Catalytic Computing and Register Programs Beyond Log-Depth

Abstract: In a seminal work, Buhrman et al. (STOC 2014) defined the class $CSPACE(s,c)$ of problems solvable in space $s$ with an additional catalytic tape of size $c$, which is a tape whose initial content must be restored at the end of the computation. They showed that uniform $TC^1$ circuits are computable in catalytic logspace, i.e., $CL=CSPACE(O(\log{n}), 2^{O(\log{n})})$, thus giving strong evidence that catalytic space gives $L$ strict additional power. Their study focuses on an arithmetic model called register programs, which has been a focal point in development since then.

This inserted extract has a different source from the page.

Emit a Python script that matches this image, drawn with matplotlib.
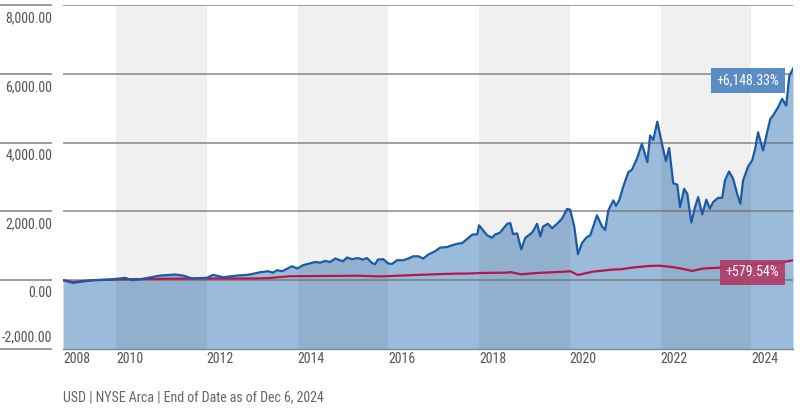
import os
import matplotlib
matplotlib.use("Agg")
import matplotlib.pyplot as plt
from matplotlib import font_manager
from matplotlib.font_manager import FontProperties

# ---------------- data ----------------
fund_dates = [2008.83, 2008.94, 2009.05, 2009.20, 2009.49, 2009.87, 2010.09, 2010.20, 2010.35, 2010.59,
              2010.97, 2011.30, 2011.48, 2011.67, 2012.00, 2012.14, 2012.36, 2012.67, 2012.89, 2013.02,
              2013.17, 2013.35, 2013.46, 2013.55, 2013.66, 2013.88, 2013.99, 2014.12, 2014.39, 2014.50,
              2014.61, 2014.72, 2014.83, 2015.00, 2015.09, 2015.20, 2015.33, 2015.44, 2015.53, 2015.64,
              2015.71, 2015.77, 2015.89, 2016.00, 2016.08, 2016.19, 2016.33, 2016.44, 2016.55, 2016.66,
              2016.77, 2016.88, 2017.03, 2017.14, 2017.30, 2017.36, 2017.52, 2017.63, 2017.85, 2017.96,
              2018.00, 2018.18, 2018.29, 2018.35, 2018.46, 2018.62, 2018.69, 2018.75, 2018.84, 2018.93,
              2019.02, 2019.13, 2019.19, 2019.28, 2019.35, 2019.41, 2019.52, 2019.61, 2019.72, 2019.83,
              2019.94, 2020.01, 2020.10, 2020.18, 2020.27, 2020.38, 2020.45, 2020.60, 2020.71, 2020.78,
              2020.85, 2020.96, 2021.02, 2021.09, 2021.18, 2021.29, 2021.37, 2021.48, 2021.59, 2021.71,
              2021.77, 2021.84, 2021.93, 2022.04, 2022.12, 2022.19, 2022.28, 2022.37, 2022.43, 2022.52,
              2022.59, 2022.68, 2022.76, 2022.83, 2022.92, 2023.01, 2023.09, 2023.16, 2023.27, 2023.36,
              2023.42, 2023.51, 2023.60, 2023.69, 2023.76, 2023.82, 2023.93, 2024.02, 2024.09, 2024.15,
              2024.26, 2024.35, 2024.42, 2024.48, 2024.59, 2024.68, 2024.77, 2024.84, 2024.92]
fund_values = [0, -40, -80, -50, 0, 20, 50, 70, 0, 40,
               135, 165, 135, 50, 70, 155, 85, 135, 155, 185,
               230, 260, 220, 290, 260, 405, 340, 435, 530, 510,
               560, 530, 630, 550, 660, 610, 645, 600, 645, 500,
               465, 600, 610, 485, 470, 580, 580, 630, 695, 695,
               630, 745, 840, 945, 965, 995, 1060, 1080, 1325, 1335,
               1595, 1305, 1235, 1325, 1380, 1640, 1660, 1340, 1360, 900,
               1235, 1340, 1420, 1640, 1275, 1560, 1640, 1510, 1640, 1790,
               2070, 2050, 1545, 755, 1080, 1260, 1300, 1885, 1565, 1460,
               2030, 2320, 2160, 2330, 2725, 3140, 3210, 3530, 3965, 3430,
               4205, 4080, 4610, 3915, 3460, 3845, 2820, 2775, 2125, 2655,
               2510, 1675, 2125, 2415, 1915, 2340, 2080, 2270, 2395, 2395,
               2900, 3160, 2950, 2510, 2225, 2900, 3305, 3480, 3845, 4300,
               3770, 4300, 4690, 4785, 5025, 5270, 5075, 5945, 6148.33]

index_dates = [2008.83, 2009.05, 2009.49, 2010.31, 2011.85, 2013.06, 2013.35, 2013.83, 2015.33, 2015.82,
               2016.48, 2017.08, 2017.47, 2017.80, 2018.02, 2018.62, 2018.69, 2018.93, 2019.28, 2019.85,
               2020.01, 2020.18, 2020.51, 2020.67, 2020.96, 2021.11, 2021.40, 2021.77, 2021.99, 2022.21,
               2022.43, 2022.70, 2022.94, 2023.38, 2023.60, 2023.91, 2024.26, 2024.64, 2024.92]
index_values = [0, -50, 0, 30, 50, 50, 60, 115, 130, 110,
                145, 175, 190, 195, 210, 220, 235, 170, 210, 245,
                260, 150, 250, 270, 310, 315, 370, 415, 420, 390,
                345, 270, 340, 370, 405, 435, 480, 510, 579.54]

y_ticks = [-2000, 0, 2000, 4000, 6000, 8000]
y_tick_labels = ["-2,000.00", "0.00", "2,000.00", "4,000.00", "6,000.00", "8,000.00"]
x_ticks = [2008.83, 2010, 2012, 2014, 2016, 2018, 2020, 2022, 2024]
x_tick_labels = ["2008", "2010", "2012", "2014", "2016", "2018", "2020", "2022", "2024"]
band_starts = [2010, 2014, 2018, 2022]
fund_label = "+6,148.33%"
index_label = "+579.54%"
footer = "USD | NYSE Arca | End of Date as of Dec 6, 2024"

# ---------------- font: prefer a condensed face ----------------
files = [f.fname for f in font_manager.fontManager.ttflist]
preferred = ["RobotoCondensed-Regular", "LiberationSansNarrow-Regular", "DejaVuSansCondensed.",
             "NotoSans-Condensed.", "NotoSans-CondensedRegular", "OpenSans-CondensedRegular",
             "OpenSans_Condensed-Regular", "NotoSansDisplay-Condensed."]
font_file = None
for p in preferred:
    for fn in files:
        if p in os.path.basename(fn):
            font_file = fn
            break
    if font_file:
        break
if font_file is None:
    bad = ("Bold", "Italic", "Oblique", "Light", "Thin", "Medium", "Black", "Semi", "Extra", "Ultra")
    for fn in files:
        b = os.path.basename(fn)
        if ("Condensed" in b or "Narrow" in b) and not any(k in b for k in bad):
            font_file = fn
            break


def fp(size):
    if font_file:
        return FontProperties(fname=font_file, size=size)
    return FontProperties(family="Roboto", size=size * 0.88)


W, H = 800, 409
fig = plt.figure(figsize=(W / 100, H / 100), dpi=100)
ax = fig.add_axes([63 / W, (H - 349) / H, 730 / W, 344 / H])
ax.set_xlim(x_ticks[0], fund_dates[-1])
ax.set_ylim(-2000, 8000)

blue = "#1b5aa6"
red = "#b8154a"
fill = "#9bbbdb"
text_col = "#555555"

ax.fill_between(fund_dates, -2000, fund_values, color=fill, lw=0, zorder=1)
for b in band_starts:
    ax.axvspan(b, b + 2, color="black", alpha=0.06, lw=0, zorder=2)
for v in y_ticks[1:]:
    ax.axhline(v, color="#6e6e6e", lw=1.2, alpha=0.75, zorder=3)
ax.plot(fund_dates, fund_values, color=blue, lw=1.6, zorder=5, solid_joinstyle="round")
ax.plot(index_dates, index_values, color=red, lw=1.6, zorder=4, solid_joinstyle="round")

# left-margin grid stubs and y labels
ax.hlines(y_ticks, -63 / 730, -11 / 730, transform=ax.get_yaxis_transform(),
          color="#8a8a8a", lw=1.2, clip_on=False)
ax.set_yticks([])
for v, lab in zip(y_ticks, y_tick_labels):
    if v == y_ticks[0]:
        off, va = (-11, 5), "bottom"
    else:
        off, va = (-11, -6), "top"
    ax.annotate(lab, xy=(0, v), xycoords=("axes fraction", "data"), xytext=off,
                textcoords="offset pixels", ha="right", va=va, color=text_col,
                fontproperties=fp(10))

ax.set_xticks(x_ticks)
ax.set_xticklabels(x_tick_labels, ha="left", color=text_col)
for t in ax.get_xticklabels():
    t.set_fontproperties(fp(10))
ax.tick_params(axis="x", length=0, pad=2)

for s in ["top", "left", "right"]:
    ax.spines[s].set_visible(False)
ax.spines["bottom"].set_color("#7d8a99")
ax.spines["bottom"].set_linewidth(1.0)

# end labels
ax.annotate(fund_label, xy=(fund_dates[-1], fund_values[-1]), xytext=(-14, -5),
            textcoords="offset pixels", ha="right", va="top", color="white", fontproperties=fp(10),
            bbox=dict(boxstyle="square,pad=0.4", fc="#5b8dc5", ec="none"), zorder=6)
ax.annotate(index_label, xy=(index_dates[-1], index_values[-1]), xytext=(-14, -5),
            textcoords="offset pixels", ha="right", va="top", color="white", fontproperties=fp(10),
            bbox=dict(boxstyle="square,pad=0.4", fc="#b23a66", ec="none", alpha=0.9), zorder=6)

fig.text(63 / W, 5 / H, footer, ha="left", va="bottom", color="#666666", fontproperties=fp(10))

fig.savefig("out.png", dpi=100)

Understanding $CL$ remains a major open problem, as $TC^1$ remains the most powerful containment to date. In this work, we study the power of catalytic space and register programs to compute circuits of larger depth. Using register programs, we show that for every $\epsilon > 0$, $SAC^2 \subseteq CSPACE\left(O\left(\frac{\log^2{n}}{\log\log{n}}\right), 2^{O(\log^{1+\epsilon} n)}\right)$ This is an $O(\log \log n)$ factor improvement on the free space needed to compute $SAC^2$, which can be accomplished with near-polynomial catalytic space. We also exhibit non-trivial register programs for matrix powering, which is a further step towards showing $NC^2 \subseteq CL$.